Family meals have changed compared to years ago, when people sat together around the table with a home-cooked meal.
And many families have limited knowledge about food. Some children have never seen how a carrot grows, only familiar with perfectly shaped bulletsized carrots in plastic bags. While you don’t need to become a nutrition, cooking and environmental expert, giving a bit more thought to what you buy, cook and eat is important not only for your health, but the health of the planet.
- Eat real food. Real food is the stuff that grows in the ground and on trees and typically requires some amount of preparation. Next time you are standing in line at the grocery store, look at your cart. Is it primarily full of fresh foods and items that require some amount of cooking? Fill up on foods from the peripheral part of the grocery store first.
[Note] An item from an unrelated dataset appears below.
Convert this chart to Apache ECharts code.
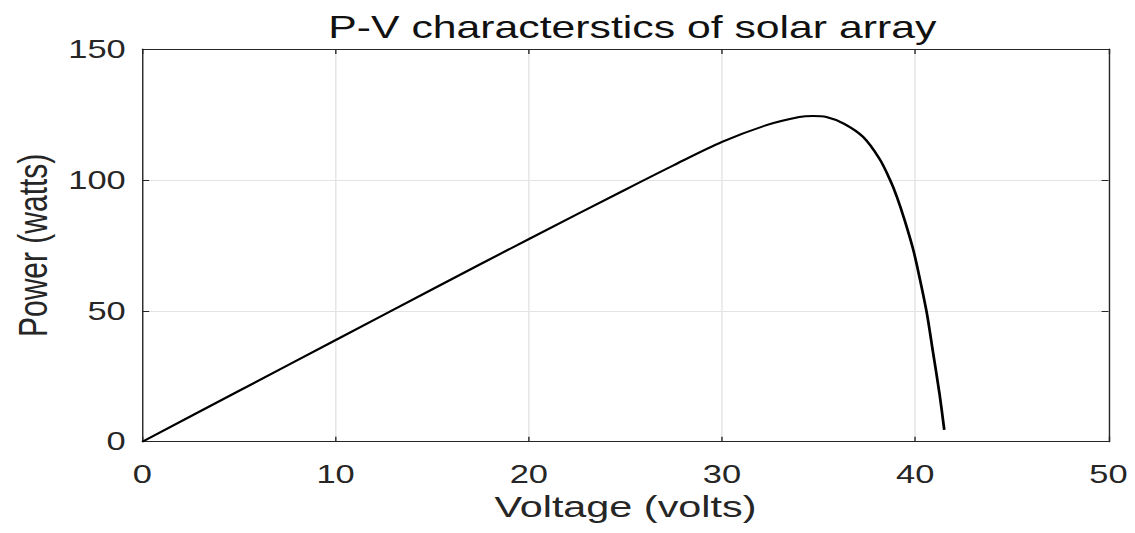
<!DOCTYPE html>
<html>
<head>
<meta charset="utf-8">
<script src="https://cdn.jsdelivr.net/npm/echarts@6/dist/echarts.min.js"></script>
<style>
  html, body { margin: 0; padding: 0; background: #fff; overflow: hidden; }
  /* the source figure is stretched sideways, so draw narrow and stretch it */
  #chart { width: 823px; height: 533px; transform: scaleX(1.3791); transform-origin: 0 0; }
</style>
</head>
<body>
<div id="chart"></div>
<script>
// voltage (V) and power (W)
const voltage = [0, 5, 10, 15, 20, 25, 27.5, 30, 32.3, 34.0, 34.7, 35.4, 36.3, 37.3, 38.15, 38.7, 39.05, 39.45, 39.9, 40.25, 40.6, 40.9, 41.25, 41.5];
const power = [0, 19.4, 38.8, 58.2, 77.4, 96.3, 105.6, 114.5, 120.9, 124.0, 124.4, 124.0, 121.5, 116.4, 108.0, 99.9, 93.5, 84.6, 73.2, 61.7, 49.0, 35.0, 18.5, 4.5];
const xTicks = [0, 10, 20, 30, 40, 50];
const yTicks = [0, 50, 100, 150];

const font = "Liberation Sans, Arial, sans-serif";
const chart = echarts.init(document.getElementById("chart"), null, { renderer: "svg" });

const axisCommon = {
    axisLine: { show: true, onZero: false, lineStyle: { color: "#262626", width: 1 } },
    axisTick: { show: true, inside: true, length: 5, lineStyle: { color: "#262626" } },
};

chart.setOption({
    animation: false,
    title: {
        text: "P-V characterstics of solar array",
        left: 453.5, textAlign: "center", top: 7,
        textStyle: { fontFamily: font, fontSize: 31, fontWeight: "normal", color: "#111" },
    },
    grid: { left: 103.2, right: 19.2, top: 49, bottom: 91.3 },
    xAxis: [
        Object.assign({
            type: "value", min: 0, max: 50, interval: 10,
            name: "Voltage (volts)", nameLocation: "middle", nameGap: 49,
            nameTextStyle: { fontFamily: font, fontSize: 30, color: "#262626" },
            axisLabel: { fontFamily: font, fontSize: 25, color: "#262626", margin: 20,
                formatter: v => xTicks.includes(v) ? String(v) : "" },
            splitLine: { show: true, lineStyle: { color: "#e3e3e3", width: 1 } },
        }, axisCommon),
        Object.assign({
            type: "value", min: 0, max: 50, interval: 10, position: "top",
            axisLabel: { show: false }, splitLine: { show: false },
        }, axisCommon),
    ],
    yAxis: [
        Object.assign({
            type: "value", min: 0, max: 150, interval: 50,
            name: "Power (watts)", nameLocation: "middle", nameGap: 64,
            nameTextStyle: { fontFamily: font, fontSize: 30, color: "#262626" },
            axisLabel: { fontFamily: font, fontSize: 25, color: "#262626", margin: 12,
                formatter: v => yTicks.includes(v) ? String(v) : "" },
            splitLine: { show: true, lineStyle: { color: "#e3e3e3", width: 1 } },
        }, axisCommon),
        Object.assign({
            type: "value", min: 0, max: 150, interval: 50, position: "right",
            axisLabel: { show: false }, splitLine: { show: false },
        }, axisCommon),
    ],
    series: [{
        type: "line",
        data: voltage.map((v, i) => [v, power[i]]),
        smooth: 0.3,
        showSymbol: false,
        lineStyle: { color: "#000", width: 2 },
    }],
});
</script>
</body>
</html>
- Teach your family the fundamentals of food. Helping your children understand where food comes from and how to prepare it in a healthy way is a critical life skill for long-term health. Role-model good habits and expose them to many different foods. If you are not a good cook, take some lessons or cook with a friend to learn healthy simple recipes.
- Investigate where your food comes from. Many Canadians buy food based on taste, cost and familiarity with advertised brands. But sometimes the cheapest or most heavily marketed brand names are not necessarily the best choice. Support companies that are trying to do the right thing for you and the planet. Buy foods produced as close to home in our local region as possible (visit calgaryherald.com/taste for more about Alberta foods).
- Prioritize food in your budget. Statistics Canada reports that over the past several decades, Canadians are allocating a smaller percentage of their total expenditures on food and non-alcoholic beverages: from 19.1 per cent in 1961 to 9.3 per cent in 2005. How much of your budget do you allocate for healthy food? Are you teaching your kids that prioritizing food in the family budget should be a priority?
- Take time to eat well. The biggest reason many people say they do not eat well is lack of time. I believe we make time for things that are important and that taking sufficient time to cook and eat well must be non-negotiable if you want to have an optimal state of health.